REQUIRED WORK – Reproduce the listing exactly, with no pictures in your copy.
++++
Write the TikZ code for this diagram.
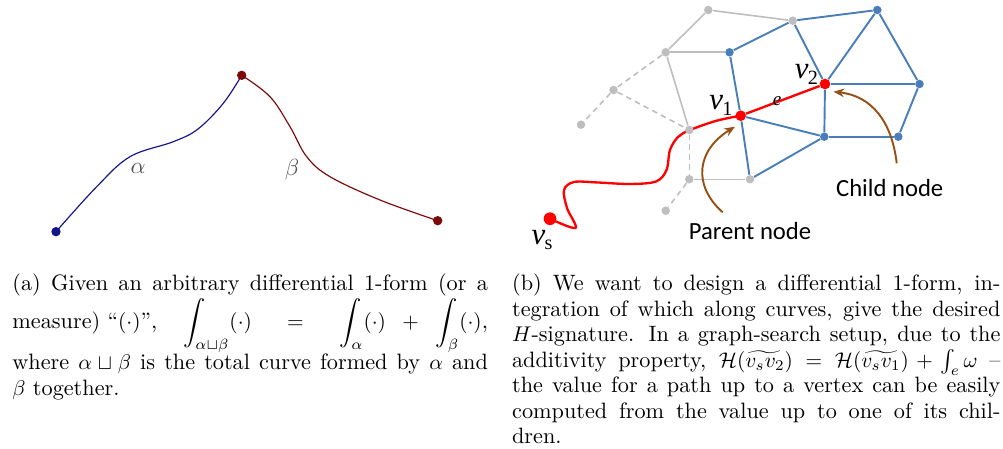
\documentclass[tikz,border=0pt]{standalone}
\usepackage{fontspec}
\usepackage{amssymb}
\newfontfamily\carlito{Carlito}
\newfontfamily\libserif{Liberation Serif}
\usetikzlibrary{arrows.meta}
\definecolor{ablue}{RGB}{20,20,140}
\definecolor{ared}{RGB}{125,10,10}
\definecolor{agray}{RGB}{85,85,85}
\definecolor{gblue}{RGB}{74,126,187}
\definecolor{ggray}{RGB}{190,190,190}
\definecolor{gred}{RGB}{255,0,0}
\definecolor{gbrown}{RGB}{150,80,20}
\newcommand{\vlab}[1]{{\libserif\fontsize{14.5}{14.5}\selectfont\itshape v}\kern-0.3pt\raisebox{-2.8pt}{\libserif\fontsize{9.5}{9.5}\selectfont #1}}
\pgfdeclarelayer{bg}
\pgfsetlayers{bg,main}
\tikzset{
  adot/.style={circle,fill=#1,inner sep=0pt,minimum size=4.4pt},
  gdot/.style={circle,fill=ggray,inner sep=0pt,minimum size=4pt},
  bdot/.style={circle,fill=gblue,inner sep=0pt,minimum size=4pt},
  rdot/.style={circle,fill=gred,inner sep=0pt,minimum size=5pt},
  gedge/.style={draw=ggray,line width=0.75pt},
  gdash/.style={draw=ggray,line width=0.75pt,dash pattern=on 2.6pt off 2pt},
  bedge/.style={draw=gblue,line width=0.9pt},
  redge/.style={draw=gred,line width=1.1pt},
  barrow/.style={draw=gbrown,line width=0.9pt,-{Stealth[length=5pt,width=4pt]}},
  acurve/.style={line width=0.55pt},
  sublab/.style={font=\fontsize{10.5}{12}\selectfont,text=agray,inner sep=0pt},
  vlabel/.style={inner sep=0pt},
  nodetxt/.style={font=\carlito\fontsize{11.6}{13}\selectfont,inner sep=0pt},
  capt/.style={inner sep=0pt,anchor=base west,font=\fontsize{10.45}{11.95}\selectfont}
}
\begin{document}
\begin{tikzpicture}[x=0.47pt,y=-0.47pt]
\useasboundingbox (0,0) rectangle (1003,449);
% ---------- (a) ----------
\node[adot=ablue] (a0) at (56,231.7) {};
\node[adot=ared] (a1) at (241.7,75.3) {};
\node[adot=ared] (a2) at (437.7,220.7) {};
\begin{pgfonlayer}{bg}
\draw[acurve,ablue] plot[smooth,tension=0.6] coordinates {(a0.center) (96.7,186.7) (130,156.7) (173.3,141.7) (198,129) (223.3,103.3) (a1.center)};
\draw[acurve,ared] plot[smooth,tension=0.6] coordinates {(a1.center) (270,96.7) (290,126.7) (306.7,156.7) (330,176.7) (380,200) (a2.center)};
\end{pgfonlayer}
\node[sublab] (alab) at (138,168) {$\alpha$};
\node[sublab] (blab) at (292,170) {$\beta$};
% ---------- (b) graph ----------
\node[gdot] (G1) at (708.3,10) {};
\node[gdot] (G2) at (792.7,20.7) {};
\node[gdot] (G3) at (665.7,52.3) {};
\node[gdot] (G4) at (613.5,90) {};
\node[gdot] (G5) at (581,124.7) {};
\node[gdot] (G6) at (689.3,130) {};
\node[gdot] (G7) at (689.3,179.3) {};
\node[gdot] (G8) at (665.7,210.7) {};
\node[gdot] (B6) at (750,179.3) {};
\node[bdot] (B1) at (729.5,52.3) {};
\node[bdot] (B2) at (877.3,10) {};
\node[bdot] (B3) at (919.5,84) {};
\node[bdot] (B4) at (898.3,136.7) {};
\node[bdot] (B5) at (824.3,136.7) {};
\node[rdot] (v1) at (740.7,115.7) {};
\node[rdot] (v2) at (825,84) {};
\node[rdot,minimum size=6pt] (vs) at (550,218.7) {};
% gray edges
\draw[gedge] (G1) -- (G3);
\draw[gedge] (G1) -- (G2);
\draw[gedge] (G3) -- (B1);
\draw[gedge] (G3) -- (G6);
\draw[gedge] (G7) -- (B6);
\draw[gdash] (G3) -- (G4);
\draw[gdash] (G4) -- (G5);
\draw[gdash] (G4) -- (G6);
\draw[gdash] (G6) -- (G7);
\draw[gdash] (G7) -- (G8);
% blue edges
\draw[bedge] (B1) -- (G2);
\draw[bedge] (G2) -- (B2);
\draw[bedge] (G2) -- (v2);
\draw[bedge] (B2) -- (v2);
\draw[bedge] (B2) -- (B3);
\draw[bedge] (v2) -- (B3);
\draw[bedge] (B3) -- (B4);
\draw[bedge] (B4) -- (B5);
\draw[bedge] (v2) -- (B5);
\draw[bedge] (B5) -- (v1);
\draw[bedge] (v1) -- (B1);
\draw[bedge] (v1) -- (B6);
\draw[bedge] (B6) -- (B5);
% red edge and path
\draw[redge] (v1) -- (v2);
\begin{pgfonlayer}{bg}
\draw[redge] plot[smooth,tension=0.55] coordinates {(vs.center) (575.5,228) (567,208) (564,190) (574,182) (598,182.5) (630,184) (656,181.5) (666.5,170) (670,150) (678,137) (690,130) (716.7,120.7) (v1.center)};
\end{pgfonlayer}
% brown arrows
\coordinate (pa0) at (722.7,212.3);
\coordinate (pa1) at (735,126.7);
\coordinate (ca0) at (896.7,163.3);
\coordinate (ca1) at (833.5,91.7);
\draw[barrow] (pa0) .. controls (692,185) and (697,150) .. (pa1);
\draw[barrow] (ca0) .. controls (892,122) and (872,96) .. (ca1);
% labels
\node[vlabel] (l1) at (721,105) {\vlab{1}};
\node[vlabel] (l2) at (806.5,74.5) {\vlab{2}};
\node[vlabel] (ls) at (542,240) {\vlab{s}};
\node[inner sep=0pt,font=\libserif\itshape\fontsize{9}{9}\selectfont] (le) at (777,101) {e};
\node[nodetxt] (child) at (889.7,188.5) {Child node};
\node[nodetxt] (parent) at (750,231) {Parent node};
% ---------- captions ----------
\node[capt] (capa) at (12,291) {\parbox[t]{223.5pt}{(a) Given an arbitrary differential 1-form (or a\linebreak \mbox{measure) ``$(\cdot)$'',} $\displaystyle\int_{\alpha\sqcup\beta}(\cdot) = \int_\alpha(\cdot) + \int_\beta(\cdot)$,\linebreak where $\alpha\sqcup\beta$ is the total curve formed by $\alpha$ and\linebreak $\beta$ together.}};
\node[capt] (capb) at (511.7,291) {\parbox[t]{229.5pt}{(b) We want to design a differential 1-form, in-\linebreak tegration of which along curves, give the desired\linebreak $H$-signature. In a graph-search setup, due to the\linebreak additivity property, $\mathcal{H}(\widetilde{v_sv_2}) = \mathcal{H}(\widetilde{v_sv_1}) + \int_e\omega$ --\linebreak the value for a path up to a vertex can be easily\linebreak computed from the value up to one of its chil-\linebreak dren.}};
\end{tikzpicture}
\end{document}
++++
CORRECT OUTPUT –
Write the TikZ code for this diagram.
\documentclass[tikz,border=0pt]{standalone}
\usepackage{fontspec}
\usepackage{amssymb}
\newfontfamily\carlito{Carlito}
\newfontfamily\libserif{Liberation Serif}
\usetikzlibrary{arrows.meta}
\definecolor{ablue}{RGB}{20,20,140}
\definecolor{ared}{RGB}{125,10,10}
\definecolor{agray}{RGB}{85,85,85}
\definecolor{gblue}{RGB}{74,126,187}
\definecolor{ggray}{RGB}{190,190,190}
\definecolor{gred}{RGB}{255,0,0}
\definecolor{gbrown}{RGB}{150,80,20}
\newcommand{\vlab}[1]{{\libserif\fontsize{14.5}{14.5}\selectfont\itshape v}\kern-0.3pt\raisebox{-2.8pt}{\libserif\fontsize{9.5}{9.5}\selectfont #1}}
\pgfdeclarelayer{bg}
\pgfsetlayers{bg,main}
\tikzset{
  adot/.style={circle,fill=#1,inner sep=0pt,minimum size=4.4pt},
  gdot/.style={circle,fill=ggray,inner sep=0pt,minimum size=4pt},
  bdot/.style={circle,fill=gblue,inner sep=0pt,minimum size=4pt},
  rdot/.style={circle,fill=gred,inner sep=0pt,minimum size=5pt},
  gedge/.style={draw=ggray,line width=0.75pt},
  gdash/.style={draw=ggray,line width=0.75pt,dash pattern=on 2.6pt off 2pt},
  bedge/.style={draw=gblue,line width=0.9pt},
  redge/.style={draw=gred,line width=1.1pt},
  barrow/.style={draw=gbrown,line width=0.9pt,-{Stealth[length=5pt,width=4pt]}},
  acurve/.style={line width=0.55pt},
  sublab/.style={font=\fontsize{10.5}{12}\selectfont,text=agray,inner sep=0pt},
  vlabel/.style={inner sep=0pt},
  nodetxt/.style={font=\carlito\fontsize{11.6}{13}\selectfont,inner sep=0pt},
  capt/.style={inner sep=0pt,anchor=base west,font=\fontsize{10.45}{11.95}\selectfont}
}
\begin{document}
\begin{tikzpicture}[x=0.47pt,y=-0.47pt]
\useasboundingbox (0,0) rectangle (1003,449);
% ---------- (a) ----------
\node[adot=ablue] (a0) at (56,231.7) {};
\node[adot=ared] (a1) at (241.7,75.3) {};
\node[adot=ared] (a2) at (437.7,220.7) {};
\begin{pgfonlayer}{bg}
\draw[acurve,ablue] plot[smooth,tension=0.6] coordinates {(a0.center) (96.7,186.7) (130,156.7) (173.3,141.7) (198,129) (223.3,103.3) (a1.center)};
\draw[acurve,ared] plot[smooth,tension=0.6] coordinates {(a1.center) (270,96.7) (290,126.7) (306.7,156.7) (330,176.7) (380,200) (a2.center)};
\end{pgfonlayer}
\node[sublab] (alab) at (138,168) {$\alpha$};
\node[sublab] (blab) at (292,170) {$\beta$};
% ---------- (b) graph ----------
\node[gdot] (G1) at (708.3,10) {};
\node[gdot] (G2) at (792.7,20.7) {};
\node[gdot] (G3) at (665.7,52.3) {};
\node[gdot] (G4) at (613.5,90) {};
\node[gdot] (G5) at (581,124.7) {};
\node[gdot] (G6) at (689.3,130) {};
\node[gdot] (G7) at (689.3,179.3) {};
\node[gdot] (G8) at (665.7,210.7) {};
\node[gdot] (B6) at (750,179.3) {};
\node[bdot] (B1) at (729.5,52.3) {};
\node[bdot] (B2) at (877.3,10) {};
\node[bdot] (B3) at (919.5,84) {};
\node[bdot] (B4) at (898.3,136.7) {};
\node[bdot] (B5) at (824.3,136.7) {};
\node[rdot] (v1) at (740.7,115.7) {};
\node[rdot] (v2) at (825,84) {};
\node[rdot,minimum size=6pt] (vs) at (550,218.7) {};
% gray edges
\draw[gedge] (G1) -- (G3);
\draw[gedge] (G1) -- (G2);
\draw[gedge] (G3) -- (B1);
\draw[gedge] (G3) -- (G6);
\draw[gedge] (G7) -- (B6);
\draw[gdash] (G3) -- (G4);
\draw[gdash] (G4) -- (G5);
\draw[gdash] (G4) -- (G6);
\draw[gdash] (G6) -- (G7);
\draw[gdash] (G7) -- (G8);
% blue edges
\draw[bedge] (B1) -- (G2);
\draw[bedge] (G2) -- (B2);
\draw[bedge] (G2) -- (v2);
\draw[bedge] (B2) -- (v2);
\draw[bedge] (B2) -- (B3);
\draw[bedge] (v2) -- (B3);
\draw[bedge] (B3) -- (B4);
\draw[bedge] (B4) -- (B5);
\draw[bedge] (v2) -- (B5);
\draw[bedge] (B5) -- (v1);
\draw[bedge] (v1) -- (B1);
\draw[bedge] (v1) -- (B6);
\draw[bedge] (B6) -- (B5);
% red edge and path
\draw[redge] (v1) -- (v2);
\begin{pgfonlayer}{bg}
\draw[redge] plot[smooth,tension=0.55] coordinates {(vs.center) (575.5,228) (567,208) (564,190) (574,182) (598,182.5) (630,184) (656,181.5) (666.5,170) (670,150) (678,137) (690,130) (716.7,120.7) (v1.center)};
\end{pgfonlayer}
% brown arrows
\coordinate (pa0) at (722.7,212.3);
\coordinate (pa1) at (735,126.7);
\coordinate (ca0) at (896.7,163.3);
\coordinate (ca1) at (833.5,91.7);
\draw[barrow] (pa0) .. controls (692,185) and (697,150) .. (pa1);
\draw[barrow] (ca0) .. controls (892,122) and (872,96) .. (ca1);
% labels
\node[vlabel] (l1) at (721,105) {\vlab{1}};
\node[vlabel] (l2) at (806.5,74.5) {\vlab{2}};
\node[vlabel] (ls) at (542,240) {\vlab{s}};
\node[inner sep=0pt,font=\libserif\itshape\fontsize{9}{9}\selectfont] (le) at (777,101) {e};
\node[nodetxt] (child) at (889.7,188.5) {Child node};
\node[nodetxt] (parent) at (750,231) {Parent node};
% ---------- captions ----------
\node[capt] (capa) at (12,291) {\parbox[t]{223.5pt}{(a) Given an arbitrary differential 1-form (or a\linebreak \mbox{measure) ``$(\cdot)$'',} $\displaystyle\int_{\alpha\sqcup\beta}(\cdot) = \int_\alpha(\cdot) + \int_\beta(\cdot)$,\linebreak where $\alpha\sqcup\beta$ is the total curve formed by $\alpha$ and\linebreak $\beta$ together.}};
\node[capt] (capb) at (511.7,291) {\parbox[t]{229.5pt}{(b) We want to design a differential 1-form, in-\linebreak tegration of which along curves, give the desired\linebreak $H$-signature. In a graph-search setup, due to the\linebreak additivity property, $\mathcal{H}(\widetilde{v_sv_2}) = \mathcal{H}(\widetilde{v_sv_1}) + \int_e\omega$ --\linebreak the value for a path up to a vertex can be easily\linebreak computed from the value up to one of its chil-\linebreak dren.}};
\end{tikzpicture}
\end{document}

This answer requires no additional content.